● **DATA SEGMENT**
○ ○ ○

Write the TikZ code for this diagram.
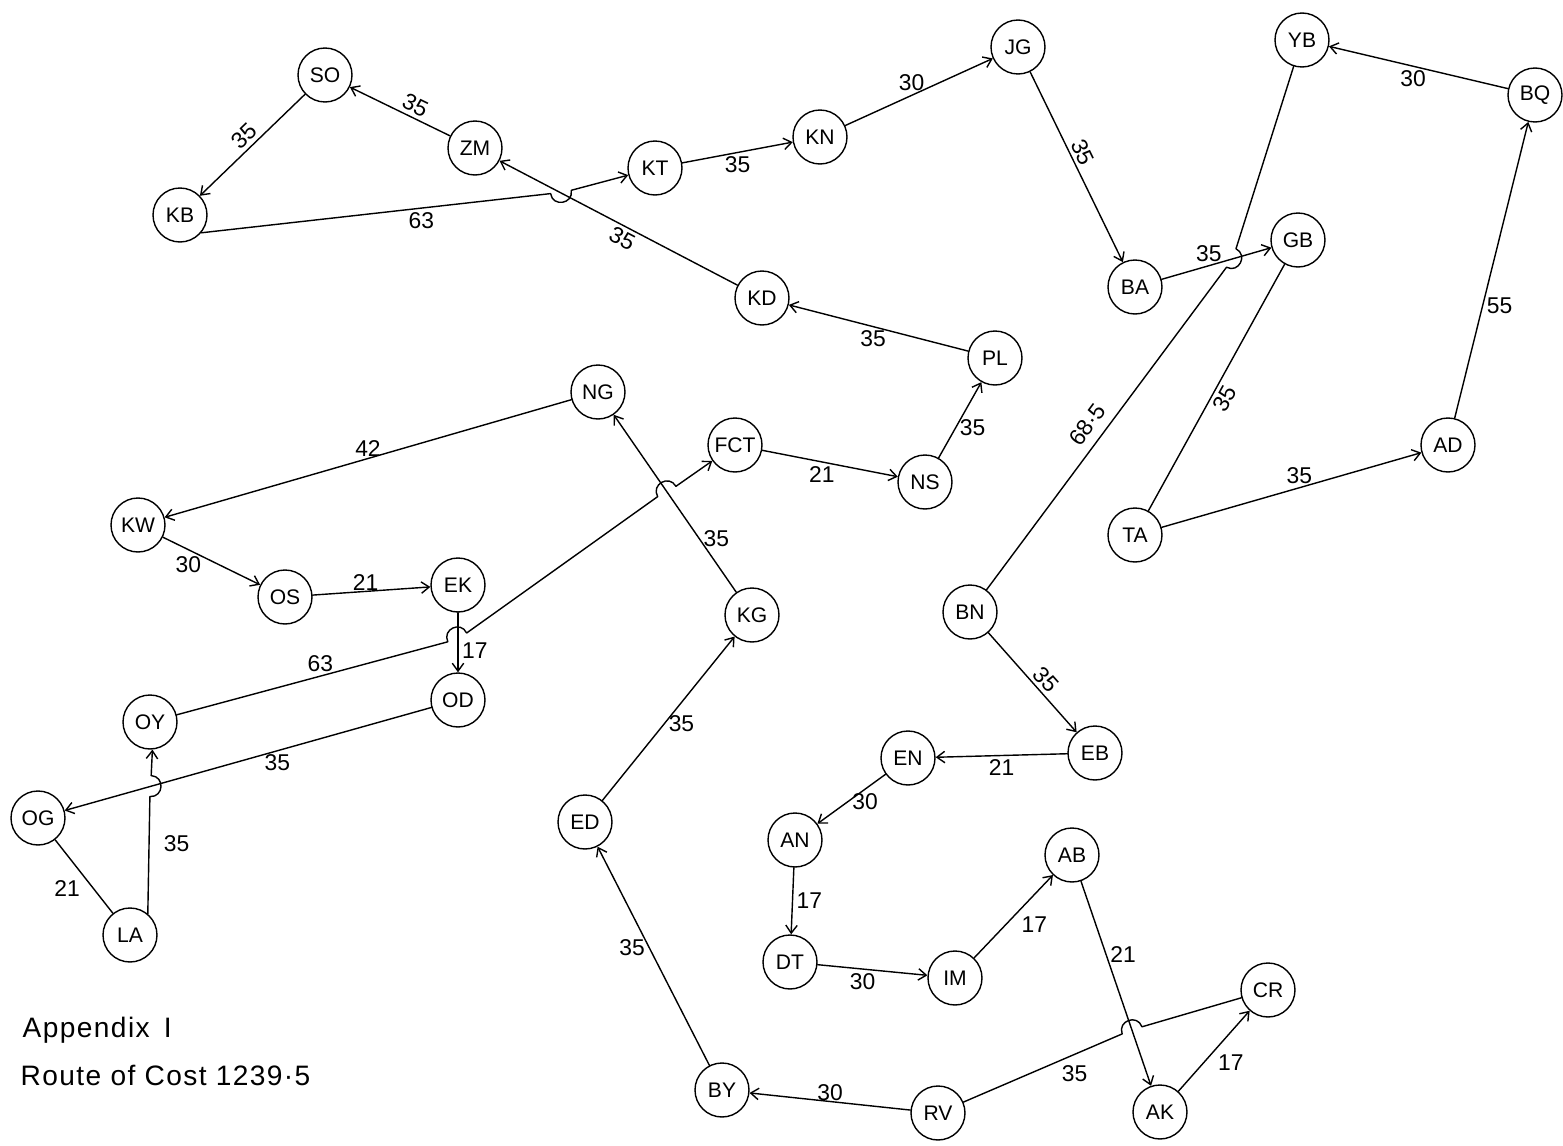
\documentclass[tikz,border=0pt]{standalone}
\usepackage{fontspec}
\setmainfont{Liberation Sans}
\usetikzlibrary{arrows.meta,calc}
\tikzset{
  every picture/.style={line width=0.8pt, line cap=round, line join=round,
    >={Straight Barb[length=4.5pt,width=6.5pt]}},
  % Orte
  town/.style={circle, draw, minimum size=1.08cm, inner sep=0pt,
    font=\fontsize{12}{12}\selectfont},
  % Strecken
  leg/.style={->},
  cost/.style={font=\fontsize{13}{13}\selectfont, inner sep=2pt},
  % Sprung ueber eine kreuzende Strecke
  hop/.style={bend #1=90, looseness=1.7},
  % Text unten links
  note/.style={font=\fontsize{16}{16}\selectfont\addfontfeature{LetterSpace=5},
    anchor=base west, inner sep=0pt},
}

\begin{document}
\begin{tikzpicture}[x=0.02cm, y=0.02cm]
  \useasboundingbox (0,0) rectangle (1563,-1146);
  % ---------- Orte ----------
  \foreach \n/\x/\y in {SO/325/75, ZM/475/148, KB/180/215, KT/655/168, KN/820/137,
      JG/1018/47, YB/1302/40, BQ/1535/95, BA/1135/287, GB/1298/240, KD/762/298,
      PL/995/358, NG/598/392, FCT/735/445, NS/925/482, AD/1448/445, TA/1135/535,
      KW/138/525, OS/285/597, EK/458/585, BN/970/612, KG/752/615, OD/458/700,
      OY/150/722, OG/38/818, LA/130/935, ED/585/822, EN/908/758, EB/1095/753,
      AN/795/840, AB/1072/855, DT/790/962, IM/955/978, CR/1268/990, BY/722/1090,
      RV/938/1113, AK/1160/1112}
    \node[town] (\n) at (\x,-\y) {\n};
  % ---------- Kreuzungen ----------
  \coordinate (h1) at ($(ZM)!0.3!(KD)$);
  \coordinate (h2) at ($(BA)!0.6!(GB)$);
  \coordinate (h3) at ($(AB)!0.68!(AK)$);
  \coordinate (h4) at ($(EK)!0.47!(OD)$);
  \coordinate (h5) at ($(KG)!0.55!(NG)$);
  \coordinate (h6) at ($(OD)!0.73!(OG)$);
  % ---------- Route, oben ----------
  \draw[leg] (ZM) -- node[cost, sloped, above, pos=0.4] {35} (SO);
  \draw[leg] (SO) -- node[cost, sloped, above] {35} (KB);
  \draw[leg] (KB.-40) -- node[cost, below, pos=0.63] {63} ($(h1)!6pt!(KB)$)
    to[hop=right] ($(h1)!6pt!(KT)$) -- (KT);
  \draw[leg] (KT) -- node[cost, below] {35} (KN);
  \draw[leg] (KN) -- node[cost, above, pos=0.45] {30} (JG);
  \draw[leg] (JG) -- node[cost, sloped, above, pos=0.45] {35} (BA);
  \draw[leg] (BA) -- node[cost, above, pos=0.43] {35} (GB);
  \draw (GB) -- node[cost, sloped, below, pos=0.52] {35} (TA);
  \draw[leg] (TA) -- node[cost, above, pos=0.53] {35} (AD);
  \draw[leg] (AD) -- node[cost, right, pos=0.38] {55} (BQ);
  \draw[leg] (BQ) -- node[cost, below, pos=0.53] {30} (YB);
  \draw (YB) -- ($(h2)!6pt!(YB)$) to[hop=left] ($(h2)!6pt!(BN)$)
    -- node[cost, sloped, above=3pt, pos=0.52] {68·5} (BN);
  \draw[leg] (KD) -- node[cost, sloped, below, pos=0.46] {35} (ZM);
  \draw[leg] (PL) -- node[cost, below, pos=0.53] {35} (KD);
  \draw[leg] (NS) -- node[cost, right, pos=0.4] {35} (PL);
  \draw[leg] (FCT) -- node[cost, below, pos=0.44] {21} (NS);
  % ---------- Route, unten ----------
  \draw[leg] (BN) -- node[cost, sloped, above, pos=0.55] {35} (EB);
  \draw[leg] (EB) -- node[cost, below] {21} (EN);
  \draw[leg] (EN) -- node[cost, below, pos=0.3] {30} (AN);
  \draw[leg] (AN) -- node[cost, right] {17} (DT);
  \draw[leg] (DT) -- node[cost, below, pos=0.41] {30} (IM);
  \draw[leg] (IM) -- node[cost, below right, pos=0.55] {17} (AB);
  \draw[leg] (AB) -- node[cost, right, pos=0.36] {21} (AK);
  \draw[leg] (AK) -- node[cost, below right, pos=0.5] {17} (CR);
  \draw (CR) -- ($(h3)!6pt!(CR)$) to[hop=right] ($(h3)!6pt!(RV)$)
    -- node[cost, below=4pt, pos=0.3] {35} (RV);
  \draw[leg] (RV) -- node[cost, above, pos=0.5, inner sep=0pt] {30} (BY);
  \draw[leg] (BY) -- node[cost, left, pos=0.54] {35} (ED);
  \draw[leg] (ED) -- node[cost, right, pos=0.47] {35} (KG);
  \draw[leg] (KG) -- node[cost, right, pos=0.3] {35} (NG);
  % ---------- Route, links ----------
  \draw[leg] (NG) -- node[cost, above, pos=0.5, inner sep=1pt] {42} (KW);
  \draw[leg] (KW) -- node[cost, below left, pos=0.4, inner sep=0pt] {30} (OS);
  \draw[leg] (OS) -- node[cost, above, pos=0.45, inner sep=0pt] {21} (EK);
  \draw[leg] (EK) -- node[cost, right, pos=0.63] {17} (OD);
  \draw[leg] (OD) -- node[cost, below, pos=0.42] {35} (OG);
  \draw (OG) -- node[cost, below left, pos=0.5] {21} (LA);
  \draw[leg] (LA.50) -- node[cost, right=6pt, pos=0.6] {35} ($(h6)!6pt!(LA)$)
    to[hop=right] ($(h6)!6pt!(OY)$) -- (OY.-85);
  \draw[leg] (OY) -- node[cost, above, pos=0.53] {63} ($(h4)!6pt!(OY)$)
    to[hop=left] ($(h4)!6pt!(FCT)$) -- ($(h5)!6pt!(OY)$)
    to[hop=left] ($(h5)!6pt!(FCT)$) -- (FCT);
  % ---------- Beschriftung ----------
  \node[note] (title) at (22,-1037) {Appendix\enspace I};
  \node[note] (total) at (20,-1085) {Route of Cost 1239·5};
\end{tikzpicture}
\end{document}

○ ○ ○

Omit the pictures and reproduce the listing exactly.

Write the TikZ code for this diagram.
\documentclass[tikz,border=0pt]{standalone}
\usepackage{fontspec}
\setmainfont{Liberation Sans}
\usetikzlibrary{arrows.meta,calc}
\tikzset{
  every picture/.style={line width=0.8pt, line cap=round, line join=round,
    >={Straight Barb[length=4.5pt,width=6.5pt]}},
  % Orte
  town/.style={circle, draw, minimum size=1.08cm, inner sep=0pt,
    font=\fontsize{12}{12}\selectfont},
  % Strecken
  leg/.style={->},
  cost/.style={font=\fontsize{13}{13}\selectfont, inner sep=2pt},
  % Sprung ueber eine kreuzende Strecke
  hop/.style={bend #1=90, looseness=1.7},
  % Text unten links
  note/.style={font=\fontsize{16}{16}\selectfont\addfontfeature{LetterSpace=5},
    anchor=base west, inner sep=0pt},
}

\begin{document}
\begin{tikzpicture}[x=0.02cm, y=0.02cm]
  \useasboundingbox (0,0) rectangle (1563,-1146);
  % ---------- Orte ----------
  \foreach \n/\x/\y in {SO/325/75, ZM/475/148, KB/180/215, KT/655/168, KN/820/137,
      JG/1018/47, YB/1302/40, BQ/1535/95, BA/1135/287, GB/1298/240, KD/762/298,
      PL/995/358, NG/598/392, FCT/735/445, NS/925/482, AD/1448/445, TA/1135/535,
      KW/138/525, OS/285/597, EK/458/585, BN/970/612, KG/752/615, OD/458/700,
      OY/150/722, OG/38/818, LA/130/935, ED/585/822, EN/908/758, EB/1095/753,
      AN/795/840, AB/1072/855, DT/790/962, IM/955/978, CR/1268/990, BY/722/1090,
      RV/938/1113, AK/1160/1112}
    \node[town] (\n) at (\x,-\y) {\n};
  % ---------- Kreuzungen ----------
  \coordinate (h1) at ($(ZM)!0.3!(KD)$);
  \coordinate (h2) at ($(BA)!0.6!(GB)$);
  \coordinate (h3) at ($(AB)!0.68!(AK)$);
  \coordinate (h4) at ($(EK)!0.47!(OD)$);
  \coordinate (h5) at ($(KG)!0.55!(NG)$);
  \coordinate (h6) at ($(OD)!0.73!(OG)$);
  % ---------- Route, oben ----------
  \draw[leg] (ZM) -- node[cost, sloped, above, pos=0.4] {35} (SO);
  \draw[leg] (SO) -- node[cost, sloped, above] {35} (KB);
  \draw[leg] (KB.-40) -- node[cost, below, pos=0.63] {63} ($(h1)!6pt!(KB)$)
    to[hop=right] ($(h1)!6pt!(KT)$) -- (KT);
  \draw[leg] (KT) -- node[cost, below] {35} (KN);
  \draw[leg] (KN) -- node[cost, above, pos=0.45] {30} (JG);
  \draw[leg] (JG) -- node[cost, sloped, above, pos=0.45] {35} (BA);
  \draw[leg] (BA) -- node[cost, above, pos=0.43] {35} (GB);
  \draw (GB) -- node[cost, sloped, below, pos=0.52] {35} (TA);
  \draw[leg] (TA) -- node[cost, above, pos=0.53] {35} (AD);
  \draw[leg] (AD) -- node[cost, right, pos=0.38] {55} (BQ);
  \draw[leg] (BQ) -- node[cost, below, pos=0.53] {30} (YB);
  \draw (YB) -- ($(h2)!6pt!(YB)$) to[hop=left] ($(h2)!6pt!(BN)$)
    -- node[cost, sloped, above=3pt, pos=0.52] {68·5} (BN);
  \draw[leg] (KD) -- node[cost, sloped, below, pos=0.46] {35} (ZM);
  \draw[leg] (PL) -- node[cost, below, pos=0.53] {35} (KD);
  \draw[leg] (NS) -- node[cost, right, pos=0.4] {35} (PL);
  \draw[leg] (FCT) -- node[cost, below, pos=0.44] {21} (NS);
  % ---------- Route, unten ----------
  \draw[leg] (BN) -- node[cost, sloped, above, pos=0.55] {35} (EB);
  \draw[leg] (EB) -- node[cost, below] {21} (EN);
  \draw[leg] (EN) -- node[cost, below, pos=0.3] {30} (AN);
  \draw[leg] (AN) -- node[cost, right] {17} (DT);
  \draw[leg] (DT) -- node[cost, below, pos=0.41] {30} (IM);
  \draw[leg] (IM) -- node[cost, below right, pos=0.55] {17} (AB);
  \draw[leg] (AB) -- node[cost, right, pos=0.36] {21} (AK);
  \draw[leg] (AK) -- node[cost, below right, pos=0.5] {17} (CR);
  \draw (CR) -- ($(h3)!6pt!(CR)$) to[hop=right] ($(h3)!6pt!(RV)$)
    -- node[cost, below=4pt, pos=0.3] {35} (RV);
  \draw[leg] (RV) -- node[cost, above, pos=0.5, inner sep=0pt] {30} (BY);
  \draw[leg] (BY) -- node[cost, left, pos=0.54] {35} (ED);
  \draw[leg] (ED) -- node[cost, right, pos=0.47] {35} (KG);
  \draw[leg] (KG) -- node[cost, right, pos=0.3] {35} (NG);
  % ---------- Route, links ----------
  \draw[leg] (NG) -- node[cost, above, pos=0.5, inner sep=1pt] {42} (KW);
  \draw[leg] (KW) -- node[cost, below left, pos=0.4, inner sep=0pt] {30} (OS);
  \draw[leg] (OS) -- node[cost, above, pos=0.45, inner sep=0pt] {21} (EK);
  \draw[leg] (EK) -- node[cost, right, pos=0.63] {17} (OD);
  \draw[leg] (OD) -- node[cost, below, pos=0.42] {35} (OG);
  \draw (OG) -- node[cost, below left, pos=0.5] {21} (LA);
  \draw[leg] (LA.50) -- node[cost, right=6pt, pos=0.6] {35} ($(h6)!6pt!(LA)$)
    to[hop=right] ($(h6)!6pt!(OY)$) -- (OY.-85);
  \draw[leg] (OY) -- node[cost, above, pos=0.53] {63} ($(h4)!6pt!(OY)$)
    to[hop=left] ($(h4)!6pt!(FCT)$) -- ($(h5)!6pt!(OY)$)
    to[hop=left] ($(h5)!6pt!(FCT)$) -- (FCT);
  % ---------- Beschriftung ----------
  \node[note] (title) at (22,-1037) {Appendix\enspace I};
  \node[note] (total) at (20,-1085) {Route of Cost 1239·5};
\end{tikzpicture}
\end{document}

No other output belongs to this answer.